I am returning to The Club now, which ended years ago, because something is curious to me about why we started with that question for initiates. The thing that drives me nuts about self-help literature is that they throw around words like “potential” with sloppy non-definitions. Most people have an intuitive understanding of what potential means though, along with the subsequent shame of not living up to it.
So, what does the word really mean? Some dictionary definitions: “existing in possibility” or “capable of becoming real.” These definitions open up a bifurcation: one can have a positive potential or negative potential. We have the potential to do wonderful things and a potential to do terrible things. Negative potential is not what most people think about when thoughts of their own potential come to mind. The following dictionary definition gets closer to what the word connotes for many...
A latent excellence or ability that may or may not be developed.
The “may or may not be developed” part is where all the emotions are and the “latent excellence” part speaks to what most people’s sense of the word potential means. This is why at The Club we asked about “full potential.” It is the “full” part that people fear not living up to.
What does full potential mean? If you search this phrase you’ll find a slew of unsatisfying definitions from the self-help world. Let me see if I can discover a more satisfying one now. The word “full” has the key. When something is full it means that it is completely filled, so “full potential” may mean an existing possibility that makes you feel complete.
“Complete” does not mean something is necessarily finished, it just means the necessary parts are there. Perhaps “whole” would be a better word to use. I find life tends to start feeling meaningful when all the necessary parts are being recognized.
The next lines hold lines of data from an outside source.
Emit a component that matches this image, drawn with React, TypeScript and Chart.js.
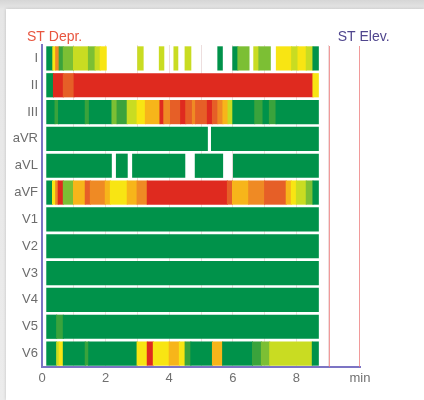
import React, { useEffect, useRef } from 'react';
import { Chart, registerables } from 'chart.js';

Chart.register(...registerables);

// Leads (rows, top to bottom)
const leads = ['I', 'II', 'III', 'aVR', 'aVL', 'aVF', 'V1', 'V2', 'V3', 'V4', 'V5', 'V6'];

// Colour per ST level: 0 = normal (green) ... 8 = strongest depression (red)
const levelColors = [
  '#00924a', // 0 green
  '#3aa33c', // 1 medium green
  '#7cbf34', // 2 light green
  '#c9dc22', // 3 yellow-green
  '#f8e513', // 4 yellow
  '#f7b51a', // 5 orange-yellow
  '#ef8a24', // 6 orange
  '#e65f27', // 7 dark orange
  '#df2a1f', // 8 red
];

// Segments per lead: [start min, end min, level]
const segI = [
  [0.15, 0.34, 0], [0.34, 0.43, 4], [0.43, 0.54, 6], [0.54, 0.67, 1], [0.67, 0.99, 2],
  [0.99, 1.46, 3], [1.46, 1.67, 2], [1.67, 1.83, 3], [1.83, 2.02, 4],
  [3.01, 3.18, 3], [3.69, 3.83, 3], [4.15, 4.27, 3], [4.50, 4.68, 3],
  [5.53, 5.67, 0], [6.00, 6.16, 0], [6.16, 6.51, 2], [6.66, 6.82, 3], [6.82, 7.18, 2],
  [7.37, 7.85, 4], [7.85, 8.05, 3], [8.05, 8.31, 4], [8.31, 8.52, 3], [8.52, 8.69, 0],
];
const segII = [
  [0.15, 0.36, 0], [0.36, 0.67, 8], [0.67, 1.01, 7], [1.01, 8.52, 8], [8.52, 8.69, 4],
];
const segIII = [
  [0.15, 0.41, 0], [0.41, 0.52, 1], [0.52, 1.36, 0], [1.36, 1.49, 1], [1.49, 2.20, 0],
  [2.20, 2.36, 2], [2.36, 2.68, 1], [2.68, 2.99, 3], [2.99, 3.25, 4], [3.25, 3.71, 5],
  [3.71, 3.83, 8], [3.83, 4.04, 6], [4.04, 4.36, 7], [4.36, 4.52, 8], [4.52, 4.73, 7],
  [4.73, 4.83, 6], [4.83, 5.20, 7], [5.20, 5.36, 8], [5.36, 5.53, 7], [5.53, 5.69, 6],
  [5.69, 5.85, 5], [5.85, 6.00, 3], [6.00, 6.69, 0], [6.69, 6.95, 1], [6.95, 7.15, 0],
  [7.15, 7.36, 1], [7.36, 8.69, 0],
];
const segAVR = [[0.15, 5.20, 0], [5.33, 8.69, 0]];
const segAVL = [[0.15, 2.18, 0], [2.34, 2.68, 0], [2.85, 4.49, 0], [4.82, 5.68, 0], [6.02, 8.69, 0]];
const segAVF = [
  [0.15, 0.33, 0], [0.33, 0.43, 4], [0.43, 0.51, 6], [0.51, 0.67, 8], [0.67, 0.99, 2],
  [0.99, 1.36, 5], [1.36, 1.52, 7], [1.52, 1.99, 6], [1.99, 2.15, 5], [2.15, 2.68, 4],
  [2.68, 2.99, 5], [2.99, 3.31, 6], [3.31, 5.83, 8], [5.83, 5.99, 7], [5.99, 6.50, 5],
  [6.50, 7.00, 6], [7.00, 7.68, 7], [7.68, 7.84, 5], [7.84, 8.00, 4], [8.00, 8.31, 3],
  [8.31, 8.52, 2], [8.52, 8.69, 0],
];
const segV1 = [[0.15, 8.69, 0]];
const segV2 = [[0.15, 8.69, 0]];
const segV3 = [[0.15, 8.69, 0]];
const segV4 = [[0.15, 8.69, 0]];
const segV5 = [[0.15, 0.46, 0], [0.46, 0.67, 1], [0.67, 8.69, 0]];
const segV6 = [
  [0.15, 0.46, 0], [0.46, 0.54, 3], [0.54, 0.67, 4], [0.67, 1.36, 0], [1.36, 1.47, 1],
  [1.47, 2.99, 0], [2.99, 3.31, 4], [3.31, 3.50, 8], [3.50, 4.00, 4], [4.00, 4.32, 5],
  [4.32, 4.50, 4], [4.50, 4.68, 1], [4.68, 5.36, 0], [5.36, 5.68, 5], [5.68, 6.62, 0],
  [6.62, 6.90, 1], [6.90, 7.16, 2], [7.16, 8.50, 3], [8.50, 8.69, 0],
];

const leadSegments = [segI, segII, segIII, segAVR, segAVL, segAVF, segV1, segV2, segV3, segV4, segV5, segV6];

// Axis
const xMin = 0;
const xMax = 10;
const axisUnitLabel = 'min';
// Vertical reference lines (minutes)
const markerLines = [9.05, 10];

const depressionLabel = 'ST Depr.';
const elevationLabel = 'ST Elev.';

const FONT = "'Liberation Sans', Arial, sans-serif";

export default function App() {
  const canvasRef = useRef<HTMLCanvasElement | null>(null);

  useEffect(() => {
    const canvas = canvasRef.current;
    if (!canvas) return;

    const data: any[] = [];
    const colors: string[] = [];
    leads.forEach((lead, i) => {
      leadSegments[i].forEach(([s, e, c]) => {
        data.push({ y: lead, x: [s, e] });
        colors.push(levelColors[c]);
      });
    });

    const overlay = {
      id: 'overlay',
      afterDatasetsDraw(chart: any) {
        const { ctx, chartArea, scales } = chart;
        ctx.save();
        ctx.strokeStyle = 'rgba(236,120,120,0.75)';
        ctx.lineWidth = 1;
        markerLines.forEach((v) => {
          const x = Math.round(scales.x.getPixelForValue(v)) - 0.5;
          ctx.beginPath();
          ctx.moveTo(x, chartArea.top + 1);
          ctx.lineTo(x, chartArea.bottom);
          ctx.stroke();
        });
        ctx.font = `14px ${FONT}`;
        ctx.textBaseline = 'middle';
        ctx.textAlign = 'left';
        ctx.fillStyle = '#e8553f';
        ctx.fillText(depressionLabel, chartArea.left - 15, 37);
        ctx.fillStyle = '#50468e';
        ctx.fillText(elevationLabel, scales.x.getPixelForValue(9.3), 37);
        ctx.restore();
      },
    };

    const chart = new Chart(canvas, {
      type: 'bar',
      data: {
        labels: leads,
        datasets: [
          {
            data,
            backgroundColor: colors,
            borderWidth: 0,
            inflateAmount: 0.5,
            categoryPercentage: 0.865,
            barPercentage: 1,
          } as any,
        ],
      },
      options: {
        indexAxis: 'y',
        responsive: false,
        animation: false,
        devicePixelRatio: 1,
        layout: { padding: { top: 45, right: 64, left: 0, bottom: 0 } },
        plugins: { legend: { display: false }, tooltip: { enabled: false }, title: { display: false } },
        scales: {
          x: {
            type: 'linear',
            min: xMin,
            max: xMax,
            ticks: {
              stepSize: 1,
              autoSkip: false,
              maxRotation: 0,
              padding: 4,
              color: '#707070',
              font: { family: FONT, size: 13 },
              callback: (v: any) => (v === xMax ? axisUnitLabel : v % 2 === 0 ? String(v) : ''),
            },
            grid: {
              color: (c: any) =>
                c.tick && (c.tick.value === xMax || c.tick.value === xMin) ? 'rgba(0,0,0,0)' : 'rgba(225,200,200,0.6)',
              lineWidth: 1,
              drawTicks: false,
            },
            border: { color: '#7c74c4', width: 2 },
            afterFit: (s: any) => {
              s.height = 33;
            },
          },
          y: {
            type: 'category',
            ticks: {
              padding: 4,
              color: '#6c6c6c',
              font: { family: FONT, size: 13 },
            },
            grid: { display: false, drawTicks: false },
            border: { color: '#7c74c4', width: 2 },
            afterFit: (s: any) => {
              s.width = 42;
            },
          },
        },
      },
      plugins: [overlay],
    } as any);

    return () => chart.destroy();
  }, []);

  return (
    <div
      style={{
        position: 'fixed',
        left: 0,
        top: 0,
        width: 424,
        height: 400,
        background: 'linear-gradient(#d6d6d6, #e6e6e6 9px, #ececec)',
        overflow: 'hidden',
      }}
    >
      <div
        style={{
          position: 'absolute',
          left: 6,
          top: 9,
          right: 0,
          bottom: 0,
          background: '#ffffff',
          boxShadow: '0 0 3px rgba(0,0,0,0.18)',
        }}
      />
      <canvas
        ref={canvasRef}
        width={424}
        height={400}
        style={{ position: 'absolute', left: 0, top: 0, width: 424, height: 400 }}
      />
    </div>
  );
}
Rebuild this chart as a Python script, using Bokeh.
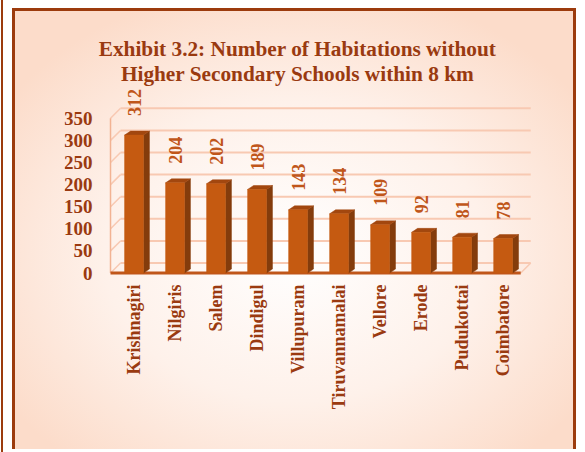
from math import pi
from bokeh.plotting import figure
from bokeh.models import Range1d, FixedTicker, Label, ColumnDataSource
from bokeh.core.properties import value
from bokeh.embed import file_html
from bokeh.resources import INLINE

# ---- data ----
districts = ["Krishnagiri", "Nilgiris", "Salem", "Dindigul", "Villupuram",
             "Tiruvannamalai", "Vellore", "Erode", "Pudukottai", "Coimbatore"]
habitations = [312, 204, 202, 189, 143, 134, 109, 92, 81, 78]
y_ticks = [0, 50, 100, 150, 200, 250, 300, 350]
title_lines = ["Exhibit 3.2: Number of Habitations without",
               "Higher Secondary Schools within 8 km"]

# ---- styling constants ----
DARK = "#9A3A10"
VAL = "#C0561A"
FRONT = "#C55A11"
SIDE = "#843C0C"
TOP = "#A2470F"
GRID = "#F8C9B2"
FONT = "Liberation Serif"

LEFT_BORDER = 49
BOTTOM_BORDER = 168
XW = -0.573                          # front-left wall position
X0, X1 = XW - (95 - LEFT_BORDER) / 41.0, 9.79
Y0, Y1 = -26.0, 591.6
WALL_DX, WALL_DY = 0.244, 22.6      # 3D depth of the walls (data units)
BAR_HALF = 0.23
BAR_DX, BAR_DY = 0.146, 9.0         # 3D depth of the bars (data units)
FLOOR_END = 9.43

p = figure(width=564, height=441, output_backend="svg", toolbar_location=None,
           x_range=Range1d(X0, X1), y_range=Range1d(Y0, Y1),
           min_border_left=LEFT_BORDER, min_border_right=44, min_border_top=0,
           min_border_bottom=BOTTOM_BORDER)
p.background_fill_color = None
p.border_fill_color = None
p.outline_line_color = None
p.xgrid.visible = False
p.ygrid.visible = False
p.styles = {
    "margin-left": "12px",
    "margin-top": "8px",
    "border": "3px solid #9C3B0D",
    "border-bottom": "none",
    "background": "radial-gradient(ellipse 62% 62% at 50% 55%, #FFFFFF 0%, #FEF1EA 55%, #FCDCCA 100%)",
    "box-shadow": "-1px 0 0 8px #FFFFFF, -3px 0 0 8px #9C3B0D",
}

# ---- walls / gridlines ----
p.segment(x0=[XW + WALL_DX] * len(y_ticks), y0=[t + WALL_DY for t in y_ticks],
          x1=[FLOOR_END + WALL_DX] * len(y_ticks), y1=[t + WALL_DY for t in y_ticks],
          line_color=GRID, line_width=2)
p.segment(x0=[XW] * len(y_ticks), y0=y_ticks,
          x1=[XW + WALL_DX] * len(y_ticks), y1=[t + WALL_DY for t in y_ticks],
          line_color=GRID, line_width=1.5)
p.segment(x0=[XW], y0=[0], x1=[XW], y1=[max(y_ticks)], line_color="#F2B393", line_width=1.5)
p.segment(x0=[FLOOR_END], y0=[0], x1=[FLOOR_END + WALL_DX], y1=[WALL_DY],
          line_color=GRID, line_width=1.5)
p.segment(x0=[XW], y0=[0], x1=[FLOOR_END], y1=[0], line_color="#C0561A", line_width=3)

# ---- 3D bars ----
xs = list(range(len(districts)))
src = ColumnDataSource(dict(x=xs, v=habitations))
side_x, side_y, top_x, top_y = [], [], [], []
for i, v in zip(xs, habitations):
    r = i + BAR_HALF
    l = i - BAR_HALF
    side_x.append([r, r + BAR_DX, r + BAR_DX, r])
    side_y.append([0, BAR_DY, v + BAR_DY, v])
    top_x.append([l, r, r + BAR_DX, l + BAR_DX])
    top_y.append([v, v, v + BAR_DY, v + BAR_DY])
p.patches(side_x, side_y, fill_color=SIDE, line_color=SIDE, line_width=0.5)
p.patches(top_x, top_y, fill_color=TOP, line_color=TOP, line_width=0.5)
p.vbar(x="x", top="v", bottom=0, width=2 * BAR_HALF, source=src,
       fill_color=FRONT, line_color=FRONT, line_width=0.5)

# ---- value labels ----
p.text(x=[i + 0.02 for i in xs], y=[v + 43 for v in habitations],
       text=[str(v) for v in habitations], angle=pi / 2,
       text_align="left", text_baseline="middle",
       text_font=value(FONT), text_font_style="bold", text_font_size="18px",
       text_color=VAL)

# ---- axes ----
p.yaxis.fixed_location = XW
p.yaxis.ticker = FixedTicker(ticks=y_ticks)
p.yaxis.axis_line_color = None
p.yaxis.major_tick_line_color = None
p.yaxis.minor_tick_line_color = None
p.yaxis.major_tick_out = 0
p.yaxis.major_tick_in = 0
p.yaxis.minor_tick_out = 0
p.yaxis.minor_tick_in = 0
p.yaxis.major_label_standoff = 18
p.yaxis.major_label_text_font = FONT
p.yaxis.major_label_text_font_style = "bold"
p.yaxis.major_label_text_font_size = "19px"
p.yaxis.major_label_text_color = DARK

p.xaxis.ticker = FixedTicker(ticks=xs)
p.xaxis.major_label_overrides = {i: d for i, d in zip(xs, districts)}
p.xaxis.major_label_orientation = pi / 2
p.xaxis.axis_line_color = None
p.xaxis.major_tick_line_color = None
p.xaxis.minor_tick_line_color = None
p.xaxis.major_tick_out = 0
p.xaxis.major_tick_in = 0
p.xaxis.minor_tick_out = 0
p.xaxis.minor_tick_in = 0
p.xaxis.major_label_standoff = 0
p.xaxis.major_label_text_font = FONT
p.xaxis.major_label_text_font_style = "bold"
p.xaxis.major_label_text_font_size = "18px"
p.xaxis.major_label_text_color = DARK

# ---- title (two centred lines) ----
for line, ly in zip(title_lines, [236, 211]):
    p.add_layout(Label(x=282 - LEFT_BORDER, y=ly, x_units="screen", y_units="screen", text=line,
                       text_align="center", text_baseline="alphabetic",
                       text_font=FONT, text_font_style="bold", text_font_size="21.3px",
                       text_color=DARK))

open("out.html", "w").write(file_html(p, INLINE))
When I am denying something, usually something unpleasant, my sense of meaningfulness goes away.
I am getting a better sense as to why the first question we asked at The Club was about potential, why everyone answered no, and why there is so much emotional congestion around that word. We were looking for the parts that were always there, but not being recognized, or worse, being denied, hidden away from ourselves and others.
People often look to external aspects that others can readily see to check if they are living up to their full potential. Doing this often reinforces the sense of incompleteness. I sense what is really needed is to look directly at the spots where the incompleteness is felt, then shine all the love you can on them.
Committing to your full potential is committing to love all of you, as well as what comes through the porous borders of you and others. This is going to be scary as fuck, especially if so much is being unloved. If you are reading this now, I sense you are ready enough to get after this love.
With that said, I will end this entry by asking us a better question than the one we asked the initiates of The Club...
Are we committed to living our full potential?